Für eine solche Mission halten Major und Kleemann eine Truppe von 10.000 oder 20.000 bis allerhöchstens 40.000 Soldatinnen und Soldaten für machbar. Wie stark die Bundeswehr sich daran beteiligen würde, ist spekulativ. 3000 bis 5000 deutsche Soldaten könnte eine realistische Zahl sein.
Wie schnell eine europäische Friedenstruppe einsatzbereit sein könnte, "hängt maßgeblich von den Rahmenbedingungen ab und der Art und Weise, wie ein Waffenstillstand oder ein Friedensschluss getroffen wird", analysiert Sicherheitsexperte Loss.
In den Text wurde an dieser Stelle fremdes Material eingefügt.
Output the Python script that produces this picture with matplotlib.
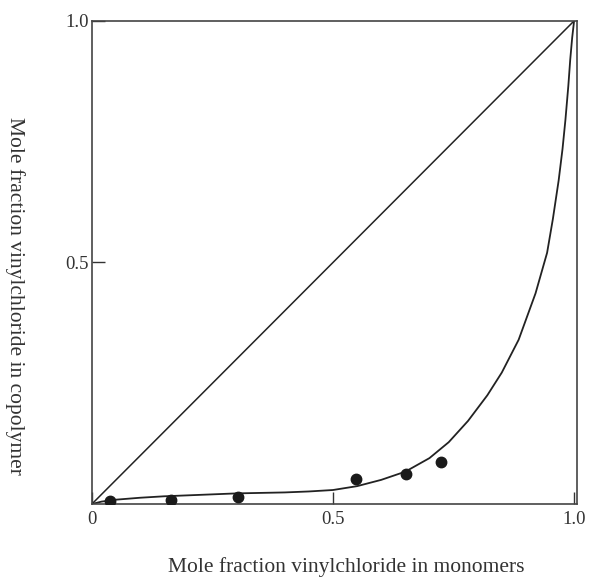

Eine europäische Friedensmission könne mit den vorhandenen Mitteln und dem verfügbaren Personal und technischer Hilfe aus seiner Sicht durchaus eine mögliche Friedenslinie kontrollieren. "Das setzt aber voraus, dass Grenzen von allen Seiten akzeptiert werden und man davon ausgehen kann, dass in zwei Wochen nicht wieder russische Panzer darüber rollen."
Ohne Hilfe der USA "unvorstellbar"
Erfolgversprechend ist eine europäische Friedensmission letztlich jedoch nur, wenn die USA zumindest indirekt unterstützen. "Ohne einen Rückgriff auf US-Fähigkeiten wie strategischen Lufttransport, Logistik und Aufklärung ist eine glaubwürdige Abschreckung unvorstellbar", schlussfolgern Major und Kleemann.
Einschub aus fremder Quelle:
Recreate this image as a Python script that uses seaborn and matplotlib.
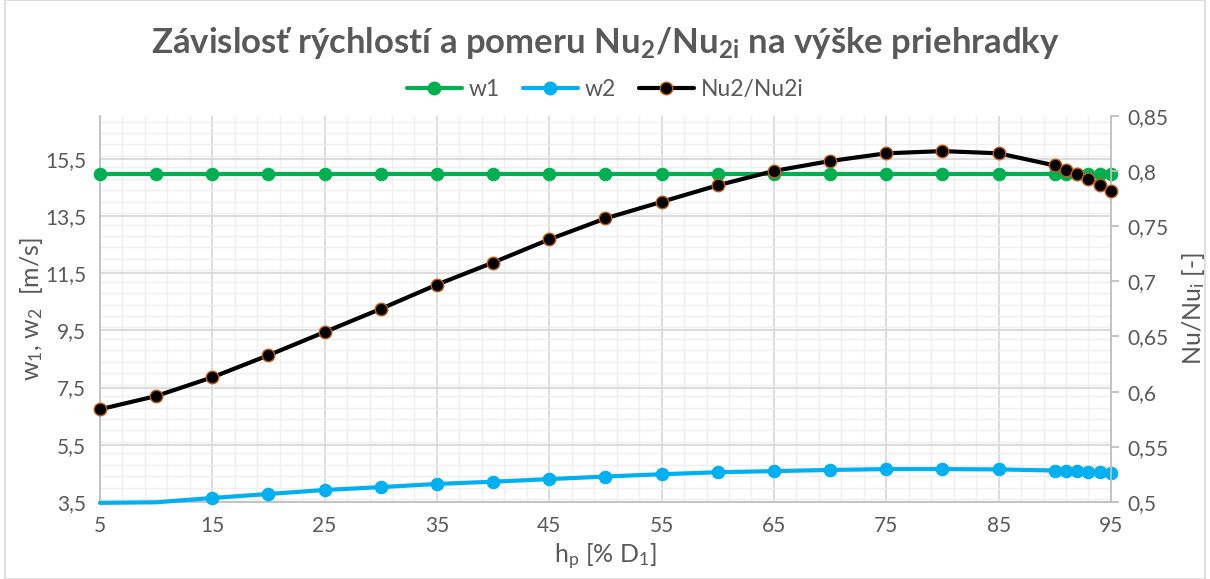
import numpy as np
import pandas as pd
import seaborn as sns
import matplotlib.pyplot as plt
from matplotlib.ticker import MultipleLocator, FixedLocator, FuncFormatter
from matplotlib.lines import Line2D
from matplotlib.patches import Rectangle

# data
h_p = [5, 10, 15, 20, 25, 30, 35, 40, 45, 50, 55, 60, 65, 70, 75, 80, 85, 90, 91, 92, 93, 94, 95]
w1 = [14.95] * len(h_p)
w2 = [3.47, 3.49, 3.64, 3.78, 3.92, 4.02, 4.13, 4.21, 4.30, 4.39, 4.47, 4.54, 4.58, 4.62, 4.65, 4.65, 4.64,
      4.60, 4.58, 4.57, 4.56, 4.54, 4.50]
nu_ratio = [0.584, 0.596, 0.613, 0.633, 0.654, 0.675, 0.697, 0.717, 0.738, 0.757, 0.772, 0.787, 0.800,
            0.809, 0.816, 0.818, 0.816, 0.805, 0.801, 0.797, 0.793, 0.787, 0.782]
x_ticks = [5, 15, 25, 35, 45, 55, 65, 75, 85, 95]

df = pd.DataFrame({"h_p": h_p, "w1": w1, "w2": w2, "nu": nu_ratio})

sns.set_theme(style="white")
plt.rcParams['font.family'] = ['Lato', 'DejaVu Sans']
plt.rcParams['mathtext.fontset'] = 'custom'
plt.rcParams['mathtext.rm'] = 'Lato'
plt.rcParams['mathtext.it'] = 'Lato'
plt.rcParams['mathtext.bf'] = 'Lato:bold'

gray = "#595959"
green = "#00B050"
blue = "#00B0F0"

fig = plt.figure(figsize=(12.1, 5.79), dpi=100)
ax = fig.add_axes([0.0826, 0.133, 0.8355, 0.667])
ax2 = ax.twinx()

# w2 markers only where inside the axis range
vis = [i for i, v in enumerate(w2) if v >= 3.5]

sns.lineplot(data=df, x="h_p", y="w1", ax=ax, color=green, lw=3, marker="o", markersize=9,
             markeredgecolor=green, zorder=3, clip_on=False)
sns.lineplot(data=df, x="h_p", y="w2", ax=ax, color=blue, lw=3, marker="o", markersize=9,
             markeredgecolor=blue, markevery=vis, zorder=3, clip_on=False)
sns.lineplot(data=df, x="h_p", y="nu", ax=ax2, color="black", lw=3, marker="o", markersize=9,
             markerfacecolor="black", markeredgecolor="#C55A11", markeredgewidth=1, zorder=3,
             clip_on=False)

ax.set_xlim(5, 95)
ax.set_ylim(3.5, 17.0)
ax2.set_ylim(0.5, 0.85)

ax.xaxis.set_major_locator(FixedLocator(x_ticks))
ax.xaxis.set_minor_locator(FixedLocator(np.arange(5, 96, 2)))
ax.set_yticks(np.arange(3.5, 16.0, 2))
ax.yaxis.set_minor_locator(MultipleLocator(0.4))
ax2.yaxis.set_major_locator(MultipleLocator(0.05))

comma = FuncFormatter(lambda v, p: ("%g" % round(v, 2)).replace(".", ","))
ax.yaxis.set_major_formatter(comma)
ax2.yaxis.set_major_formatter(comma)

ax.grid(which="major", color="#D9D9D9", lw=1.3)
ax.grid(which="minor", color="#EFEFEF", lw=1.0)
ax.set_axisbelow(True)

for a in (ax, ax2):
    for s in a.spines.values():
        s.set_visible(False)
ax.spines["left"].set_visible(True)
ax.spines["bottom"].set_visible(True)
ax2.spines["right"].set_visible(True)
for s in (ax.spines["left"], ax.spines["bottom"], ax2.spines["right"]):
    s.set_color("#BFBFBF")
    s.set_linewidth(1.3)

ax.tick_params(axis="both", which="both", length=0, labelsize=15, labelcolor=gray, pad=10)
ax2.tick_params(axis="y", which="major", length=6, color="#BFBFBF", width=1.3, direction="out",
                labelsize=15, labelcolor=gray, pad=6)
ax2.tick_params(axis="y", which="minor", length=0)

ax.set_xlabel("h$_\\mathregular{p}$ [% D$_\\mathregular{1}$]", fontsize=18, color=gray, labelpad=4)
ax.set_ylabel("w$_\\mathregular{1}$, w$_\\mathregular{2}$  [m/s]", fontsize=18, color=gray, labelpad=0)
ax2.set_ylabel("Nu/Nu$_\\mathregular{i}$ [-]", fontsize=18, color=gray, labelpad=8)

fig.text(0.5, 0.925, "Závislosť rýchlostí a pomeru Nu$_\\mathregular{2}$/Nu$_\\mathregular{2i}$ na výške priehradky",
         ha="center", va="center", fontsize=25, fontweight="bold", color=gray)

handles = [
    Line2D([], [], color=green, lw=3, marker="o", markersize=9, markeredgecolor=green),
    Line2D([], [], color=blue, lw=3, marker="o", markersize=9, markeredgecolor=blue),
    Line2D([], [], color="black", lw=3, marker="o", markersize=9, markerfacecolor="black",
           markeredgecolor="#C55A11"),
]
fig.legend(handles, ["w1", "w2", "Nu2/Nu2i"], loc="center", bbox_to_anchor=(0.5, 0.845), ncol=3,
           frameon=False, fontsize=16.5, labelcolor=gray, handlelength=2.4, columnspacing=1.0,
           handletextpad=0.3)

fig.patches.append(Rectangle((0.004, 0.0), 0.992, 1.0, transform=fig.transFigure, fill=False,
                             edgecolor="#D9D9D9", lw=1.2))

fig.savefig("out.png", dpi=100)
Auch Loss ist überzeugt, dass die Vereinigten Staaten einer "Koalition der Willigen" nicht gänzlich fernbleiben dürften, damit eine solche Mission abschreckend auf Moskau wirkt. "In Europa fehlt die Erfahrung damit, Großverbände zu organisieren und zu führen. Diese Funktion, alle zu integrieren, können in dem Umfang nur US-Stabsoffiziere leisten", gibt der Sicherheitsexperte zu bedenken.
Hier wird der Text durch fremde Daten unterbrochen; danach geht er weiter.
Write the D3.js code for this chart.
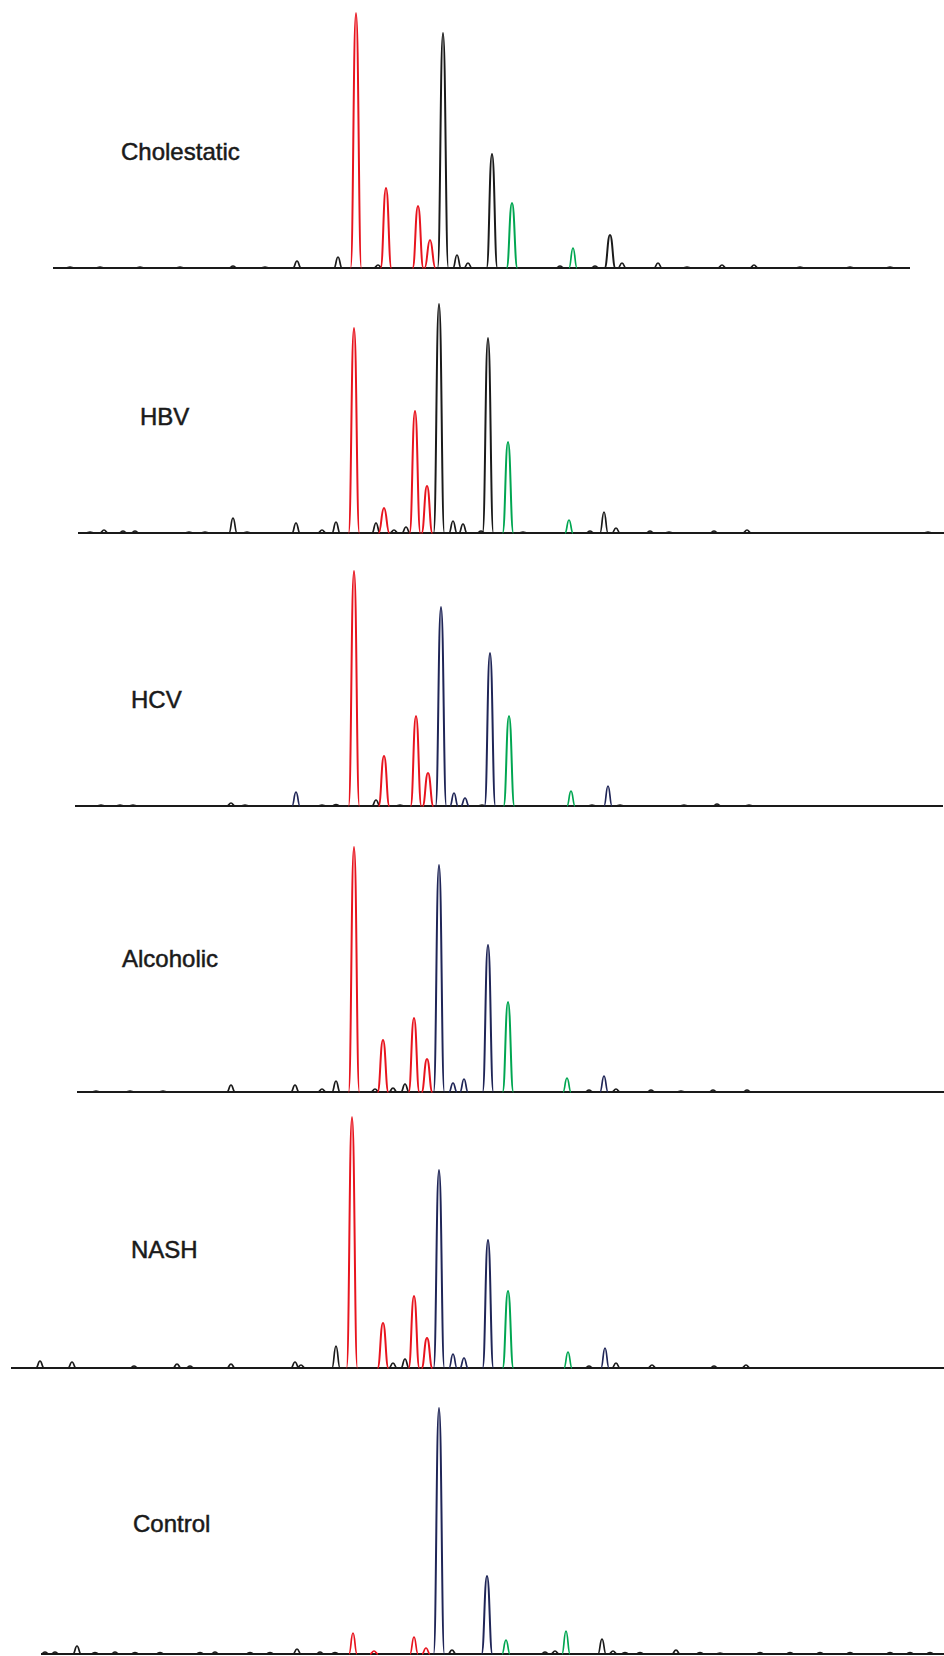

Sollte sich eine europäische Koalition tatsächlich dazu entscheiden, Friedenstruppen in die Ukraine zu schicken, ist laut Reisner ein robustes Auftreten dringend geboten. "Ist die eingesetzte Truppe dazu nicht in der Lage, steigt rasch die Wahrscheinlichkeit eines neuen Waffengangs. Dies sollte in jedem Fall vermieden werden", schreibt der Oberst vom Österreichischen Bundesheer. In diesem Szenario würde eine Friedenstruppen-Mission mehr schaden als nutzen.